Feature Canonicalization
Canonicalization removes translation and scale from feature representations using an extended layer normalization. For a set of vector features Vi, the mean is subtracted to eliminate translation, and the result is normalized to remove scale, preserving only the direction (rotation equivariance). This operation is applied channel-wise and is proven to be invariant to translation and scale, and equivariant to rotation.
Similarity-Invariant Shape Reasoning
Shape reasoning is performed in the canonicalized feature space using a VN-Transformer, where attention weights are computed via Frobenius inner products of vector neuron projections. These weights are invariant to SIM(3) transforms, ensuring that the network reasons about intrinsic geometry without being influenced by extrinsic pose or scale.
After each reasoning step, translation and scale are re-injected via a restoration path, using global statistics from the input features. This ensures that the final output is aligned with the sensor frame, a requirement for downstream tasks such as robotic manipulation or autonomous driving.
Implementation Details
The architecture builds on AdaPoinTr, replacing its DGCNN with a VN-DGCNN for local geometric feature extraction and substituting all Transformer layers with the proposed SIM(3)-equivariant modules. The network processes partial point clouds of 2,048 points and predicts completions with 16,384 points. All components, including the query generator and reconstruction head, are implemented to preserve equivariance or invariance as appropriate.
Experimental Evaluation
De-Biased Benchmarking
The authors introduce a rigorous evaluation protocol that eliminates hidden pose and scale cues by applying random SIM(3) transforms at test time. Under this protocol, SIMECO outperforms both data augmentation-based and equivariant baselines on the PCN benchmark, achieving the lowest Chamfer distance (ℓ1) and highest F1 scores across all categories.

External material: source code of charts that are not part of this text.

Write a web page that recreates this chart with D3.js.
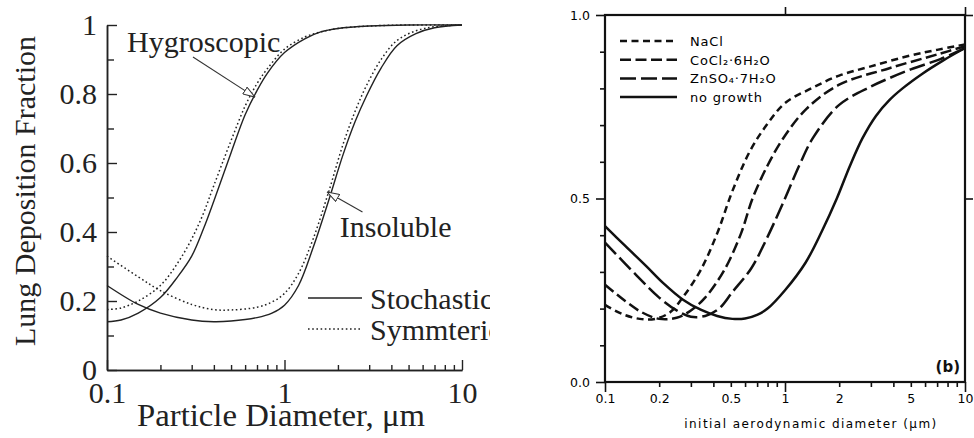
<!DOCTYPE html>
<html>
<head>
<meta charset="utf-8">
<script src="https://cdn.jsdelivr.net/npm/d3@7"></script>
<style>
  body { margin: 0; background: #fff; }
  svg { display: block; }
</style>
</head>
<body>
<div id="chart"></div>
<script>
// ---- left panel data (particle diameter in um, deposition fraction) ----
const hygroDiam = [0.1, 0.12, 0.15, 0.2, 0.25, 0.3, 0.35, 0.4, 0.5, 0.6, 0.7, 0.8, 1, 1.3, 1.6, 2, 3, 5, 10];
const hygroStochastic = [0.14, 0.145, 0.165, 0.21, 0.27, 0.33, 0.41, 0.49, 0.63, 0.74, 0.81, 0.86, 0.92, 0.96, 0.98, 0.99, 0.997, 1.0, 1.0];
const hygroSymmetric = [0.175, 0.18, 0.2, 0.245, 0.31, 0.38, 0.455, 0.535, 0.665, 0.765, 0.83, 0.873, 0.93, 0.965, 0.98, 0.99, 0.997, 1.0, 1.0];

const insolDiam = [0.1, 0.15, 0.2, 0.3, 0.4, 0.5, 0.7, 0.85, 1, 1.2, 1.45, 1.77, 2.14, 2.5, 2.9, 3.5, 4.3, 5.5, 7, 10];
const insolStochastic = [0.245, 0.19, 0.165, 0.145, 0.14, 0.142, 0.152, 0.165, 0.188, 0.245, 0.355, 0.49, 0.625, 0.72, 0.795, 0.875, 0.94, 0.975, 0.992, 1.0];
const insolSymmetric = [0.33, 0.27, 0.23, 0.19, 0.175, 0.174, 0.182, 0.197, 0.222, 0.28, 0.38, 0.515, 0.655, 0.75, 0.825, 0.9, 0.955, 0.983, 0.995, 1.0];

const leftXTicks = [0.1, 1, 10];
const leftXLabels = ["0.1", "1", "10"];
const leftXMinor = [0.2, 0.3, 0.4, 0.5, 0.6, 0.7, 0.8, 0.9, 2, 3, 4, 5, 6, 7, 8, 9];
const leftYTicks = [0, 0.2, 0.4, 0.6, 0.8, 1];
const leftYLabels = ["0", "0.2", "0.4", "0.6", "0.8", "1"];
const leftYMinor = [0.1, 0.3, 0.5, 0.7, 0.9];
const leftLegend = ["Stochastic", "Symmteric"];

// annotation: label position and arrow from/to, in data units
const leftNotes = [
  {text: "Hygroscopic", tx: 0.1297, ty: 0.922, x1: 0.305, y1: 0.907, x2: 0.682, y2: 0.791},
  {text: "Insoluble", tx: 2.05, ty: 0.386, x1: 2.75, y1: 0.458, x2: 1.74, y2: 0.516}
];

// ---- right panel data ----
const naclDiam = [0.1, 0.125, 0.156, 0.19, 0.23, 0.27, 0.34, 0.42, 0.51, 0.64, 0.79, 1, 1.4, 2, 3, 5, 7, 10];
const naclFrac = [0.21, 0.185, 0.172, 0.172, 0.19, 0.23, 0.305, 0.405, 0.52, 0.63, 0.7, 0.76, 0.8, 0.835, 0.86, 0.89, 0.905, 0.92];

const coclDiam = [0.1, 0.13, 0.16, 0.2, 0.25, 0.3, 0.36, 0.46, 0.57, 0.66, 0.8, 0.98, 1.32, 2, 3.8, 7.3, 10];
const coclFrac = [0.265, 0.22, 0.19, 0.172, 0.175, 0.195, 0.23, 0.305, 0.405, 0.5, 0.59, 0.665, 0.745, 0.81, 0.855, 0.895, 0.915];

const znsoDiam = [0.1, 0.15, 0.2, 0.25, 0.3, 0.36, 0.43, 0.51, 0.65, 0.79, 1.0, 1.2, 1.43, 2, 3, 3.8, 5, 7.3, 10];
const znsoFrac = [0.38, 0.29, 0.23, 0.195, 0.178, 0.18, 0.2, 0.245, 0.31, 0.39, 0.5, 0.59, 0.665, 0.755, 0.805, 0.828, 0.852, 0.88, 0.91];

const noGrowthDiam = [0.1, 0.13, 0.17, 0.21, 0.27, 0.34, 0.42, 0.51, 0.6, 0.7, 0.8, 1, 1.3, 1.6, 1.94, 2.3, 2.7, 3.2, 3.8, 4.5, 5.8, 7.5, 10];
const noGrowthFrac = [0.425, 0.37, 0.315, 0.27, 0.225, 0.197, 0.18, 0.172, 0.173, 0.183, 0.2, 0.25, 0.325, 0.41, 0.5, 0.59, 0.665, 0.725, 0.768, 0.8, 0.84, 0.875, 0.91];

const rightNames = ["NaCl", "CoCl\u2082\u00b76H\u2082O", "ZnSO\u2084\u00b77H\u2082O", "no growth"];
const rightXTicks = [0.1, 0.2, 0.5, 1, 2, 5, 10];
const rightXLabels = ["0.1", "0.2", "0.5", "1", "2", "5", "10"];
const rightXDecades = [0.1, 1, 10];
const rightXMinor = [0.2, 0.3, 0.4, 0.5, 0.6, 0.7, 0.8, 0.9, 2, 3, 4, 5, 6, 7, 8, 9];
const rightYTicks = [0, 0.5, 1];
const rightYLabels = ["0.0", "0.5", "1.0"];
const rightYMinor = [0.1, 0.2, 0.3, 0.4, 0.6, 0.7, 0.8, 0.9];

const width = 974, height = 438;
const serif = "'Liberation Serif', 'Times New Roman', serif";
const sans = "'DejaVu Sans', sans-serif";

const svg = d3.select("#chart").append("svg")
  .attr("width", width)
  .attr("height", height);

const defs = svg.append("defs");
defs.append("clipPath").attr("id", "leftClip")
  .append("rect").attr("x", 0).attr("y", 0).attr("width", 490).attr("height", height);

defs.append("marker")
  .attr("id", "openArrow")
  .attr("viewBox", "0 0 13 9")
  .attr("refX", 12.5).attr("refY", 4.5)
  .attr("markerWidth", 13).attr("markerHeight", 9)
  .attr("markerUnits", "userSpaceOnUse")
  .attr("orient", "auto")
  .append("path")
  .attr("d", "M0.5,0.5 L12.5,4.5 L0.5,8.5 Z")
  .attr("fill", "#fff")
  .attr("stroke", "#333")
  .attr("stroke-width", 1);

// ================= LEFT PANEL =================
const left = svg.append("g").attr("clip-path", "url(#leftClip)");

const xL = d3.scaleLog().domain([0.1, 10]).range([107, 462]);
const yL = d3.scaleLinear().domain([0, 1]).range([370, 25]);

const styleAxisL = g => {
  g.select(".domain").attr("stroke", "#222").attr("stroke-width", 1.5);
  g.selectAll(".tick line").attr("stroke", "#222").attr("stroke-width", 1.4);
  g.selectAll("text").attr("font-family", serif).attr("font-size", 30).attr("fill", "#222");
};

left.append("g")
  .attr("transform", "translate(107,0)")
  .call(d3.axisLeft(yL).tickValues(leftYMinor).tickSize(-7).tickSizeOuter(0).tickFormat(""))
  .call(styleAxisL);
left.append("g")
  .attr("transform", "translate(107,0)")
  .call(d3.axisLeft(yL).tickValues(leftYTicks).tickSize(-10).tickSizeOuter(0).tickPadding(10)
    .tickFormat((d, i) => leftYLabels[i]))
  .call(styleAxisL);

left.append("g")
  .attr("transform", "translate(0,370)")
  .call(d3.axisBottom(xL).tickValues(leftXMinor).tickSize(-5).tickSizeOuter(0).tickFormat(""))
  .call(styleAxisL);
left.append("g")
  .attr("transform", "translate(0,370)")
  .call(d3.axisBottom(xL).tickValues(leftXTicks).tickSize(-10).tickSizeOuter(0).tickPadding(12)
    .tickFormat((d, i) => leftXLabels[i]))
  .call(styleAxisL);

left.append("text")
  .attr("x", 281).attr("y", 426)
  .attr("text-anchor", "middle")
  .attr("font-family", serif).attr("font-size", 31).attr("fill", "#222")
  .attr("textLength", 288).attr("lengthAdjust", "spacingAndGlyphs")
  .text("Particle Diameter, \u03bcm");

left.append("text")
  .attr("transform", "translate(35,191) rotate(-90)")
  .attr("text-anchor", "middle")
  .attr("font-family", serif).attr("font-size", 30).attr("fill", "#222")
  .text("Lung Deposition Fraction");

const lineL = d3.line()
  .x(d => xL(d[0]))
  .y(d => yL(d[1]))
  .curve(d3.curveCatmullRom.alpha(0.5));

const leftCurves = [
  {x: hygroDiam, y: hygroStochastic, dash: null},
  {x: hygroDiam, y: hygroSymmetric, dash: "1.6,2.6"},
  {x: insolDiam, y: insolStochastic, dash: null},
  {x: insolDiam, y: insolSymmetric, dash: "1.6,2.6"}
];

leftCurves.forEach(c => {
  left.append("path")
    .attr("d", lineL(d3.zip(c.x, c.y)))
    .attr("fill", "none")
    .attr("stroke", "#222")
    .attr("stroke-width", c.dash ? 1.5 : 1.4)
    .attr("stroke-dasharray", c.dash);
});

leftNotes.forEach(n => {
  left.append("line")
    .attr("x1", xL(n.x1)).attr("y1", yL(n.y1))
    .attr("x2", xL(n.x2)).attr("y2", yL(n.y2))
    .attr("stroke", "#333").attr("stroke-width", 1.1)
    .attr("marker-end", "url(#openArrow)");
  left.append("text")
    .attr("x", xL(n.tx)).attr("y", yL(n.ty))
    .attr("font-family", serif).attr("font-size", 30).attr("fill", "#222")
    .text(n.text);
});

// legend
leftLegend.forEach((name, i) => {
  const ly = 298 + i * 31;
  left.append("line")
    .attr("x1", 308).attr("x2", 362)
    .attr("y1", ly).attr("y2", ly)
    .attr("stroke", "#222")
    .attr("stroke-width", i == 0 ? 1.4 : 1.3)
    .attr("stroke-dasharray", i == 0 ? null : "1.6,2.6");
  left.append("text")
    .attr("x", 370).attr("y", ly + 11)
    .attr("font-family", serif).attr("font-size", 30).attr("fill", "#222")
    .text(name);
});

// ================= RIGHT PANEL =================
const right = svg.append("g");

const xR = d3.scaleLog().domain([0.1, 10]).range([605, 965]);
const yR = d3.scaleLinear().domain([0, 1]).range([382, 15]);

const styleAxisR = g => {
  g.select(".domain").remove();
  g.selectAll(".tick line").attr("stroke", "#111").attr("stroke-width", 1.6);
  g.selectAll("text").attr("font-family", sans).attr("font-size", 12.5).attr("fill", "#000");
};

right.append("g").attr("transform", "translate(605,0)")
  .call(d3.axisLeft(yR).tickValues(rightYMinor).tickSize(5).tickFormat(""))
  .call(styleAxisR);
right.append("g").attr("transform", "translate(605,0)")
  .call(d3.axisLeft(yR).tickValues(rightYTicks).tickSize(9).tickPadding(6)
    .tickFormat((d, i) => rightYLabels[i]))
  .call(styleAxisR);
right.append("g").attr("transform", "translate(965,0)")
  .call(d3.axisRight(yR).tickValues([0.5, 1]).tickSize(8).tickFormat(""))
  .call(styleAxisR);

right.append("g").attr("transform", "translate(0,382)")
  .call(d3.axisBottom(xR).tickValues(rightXMinor).tickSize(5).tickFormat(""))
  .call(styleAxisR);
right.append("g").attr("transform", "translate(0,382)")
  .call(d3.axisBottom(xR).tickValues(rightXDecades).tickSize(10).tickFormat(""))
  .call(styleAxisR);
right.append("g").attr("transform", "translate(0,382)")
  .call(d3.axisBottom(xR).tickValues(rightXTicks).tickSize(0).tickPadding(12)
    .tickFormat((d, i) => rightXLabels[i]))
  .call(styleAxisR);
right.append("g").attr("transform", "translate(0,15)")
  .call(d3.axisTop(xR).tickValues([1, 10]).tickSize(8).tickFormat(""))
  .call(styleAxisR);

right.append("rect")
  .attr("x", 605).attr("y", 15)
  .attr("width", 360).attr("height", 367)
  .attr("fill", "none")
  .attr("stroke", "#111")
  .attr("stroke-width", 2.2);

right.append("text")
  .attr("x", 811).attr("y", 428)
  .attr("text-anchor", "middle")
  .attr("font-family", sans).attr("font-size", 12).attr("fill", "#000")
  .style("letter-spacing", "1.45px")
  .text("initial aerodynamic diameter  (\u03bcm)");

right.append("text")
  .attr("x", 960).attr("y", 372)
  .attr("text-anchor", "end")
  .attr("font-family", sans).attr("font-size", 15).attr("font-weight", "bold").attr("fill", "#111")
  .text("(b)");

const lineR = d3.line()
  .x(d => xR(d[0]))
  .y(d => yR(d[1]))
  .curve(d3.curveCatmullRom.alpha(0.5));

const rightCurves = [
  {x: naclDiam, y: naclFrac, dash: "7,4.5"},
  {x: coclDiam, y: coclFrac, dash: "11,4.5"},
  {x: znsoDiam, y: znsoFrac, dash: "16,5"},
  {x: noGrowthDiam, y: noGrowthFrac, dash: null}
];

rightCurves.forEach((c, i) => {
  right.append("path")
    .attr("d", lineR(d3.zip(c.x, c.y)))
    .attr("fill", "none")
    .attr("stroke", "#111")
    .attr("stroke-width", 2.5)
    .attr("stroke-dasharray", c.dash);

  const ly = 41 + i * 18.7;
  right.append("line")
    .attr("x1", 620).attr("x2", 677)
    .attr("y1", ly).attr("y2", ly)
    .attr("stroke", "#111")
    .attr("stroke-width", 2.5)
    .attr("stroke-dasharray", c.dash);
  right.append("text")
    .attr("x", 690).attr("y", ly + 5)
    .attr("font-family", sans).attr("font-size", 13).attr("fill", "#000")
    .style("letter-spacing", "0.8px")
    .text(rightNames[i]);
});
</script>
</body>
</html>
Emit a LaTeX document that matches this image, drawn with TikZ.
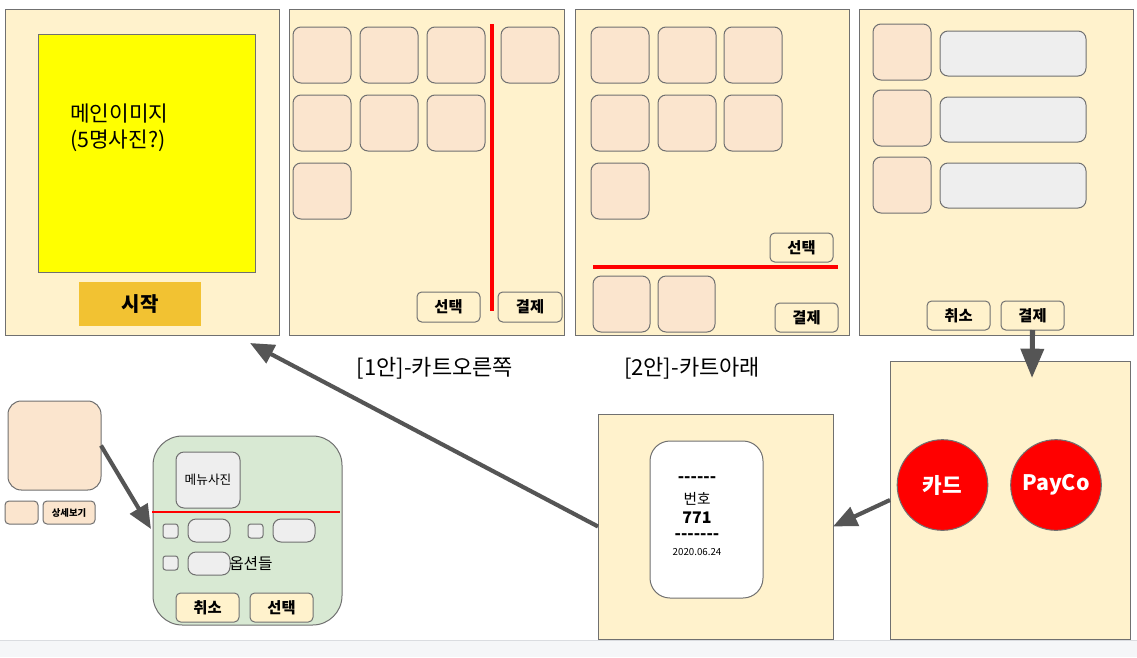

Figure 2: Comparison on PCN. The SIM(3)-equivariant model outperforms other equivariant and non-equivariant baselines under de-biased evaluation.
Robustness to Pose and Scale Perturbations
SIMECO maintains completion quality under large pose and scale changes, whereas competing methods degrade significantly.
Figure 3: Robustness to pose and scale perturbations. The SIM(3)-equivariant model is stable under large extrinsic variations.
Cross-Domain Generalization
When trained on synthetic data and evaluated on real-world scans from KITTI and OmniObject3D, SIMECO sets new records, reducing minimal matching distance on KITTI by 17% and Chamfer distance on OmniObject3D by 14% compared to the best non-equivariant baselines.

Figure 4: Cross-domain generalization to real scans. The model trained on PCN generalizes to KITTI and OmniObject3D, recovering more details than augmented baselines.
Equivariance Group Ablation
Ablation studies show that each added symmetry group (rotation, translation, scale) improves performance, with full SIM(3) equivariance yielding the best results in real-world operational design domains.

Figure 5: Equivariance group ablation. Each added symmetry group improves cross-domain performance, with full SIM(3) performing best.
Failure Cases
The model occasionally fails on ambiguous partial scans or when input quality is poor, disrupting the transform restoration module.
Figure 6: Failure cases. Ambiguous geometry or poor input quality can lead to incorrect completions or misalignment.
Theoretical and Practical Implications
The paper provides formal proofs that all network modules are SIM(3)-equivariant, and demonstrates that architectural equivariance is superior to data augmentation or explicit pose estimation. The approach is robust to input noise and point dropout, and does not require canonicalization of training data. Computationally, SIMECO is more efficient than other equivariant baselines, with a per-scan latency of 76 ms, and its performance advantage persists after controlling for parameter count.
Limitations and Future Directions
While SIMECO removes dependence on absolute pose and scale, this can discard helpful cues in settings where canonical frames are available. The method does not explicitly handle articulated or multi-object scenes, and the computational overhead of vector-valued features is higher than scalar baselines. Extending the framework to multi-object and large-scale scene modeling is a promising direction.
Conclusion
This work establishes full SIM(3) equivariance as a necessary and effective principle for generalizable 3D shape completion. By disentangling intrinsic geometry from extrinsic transforms at the architectural level, the proposed method achieves state-of-the-art results on both synthetic and real-world data under strict, unbiased evaluation. The findings have significant implications for deploying shape completion in robotics, autonomous vehicles, and digital heritage, and open avenues for further research in equivariant modeling for complex 3D environments.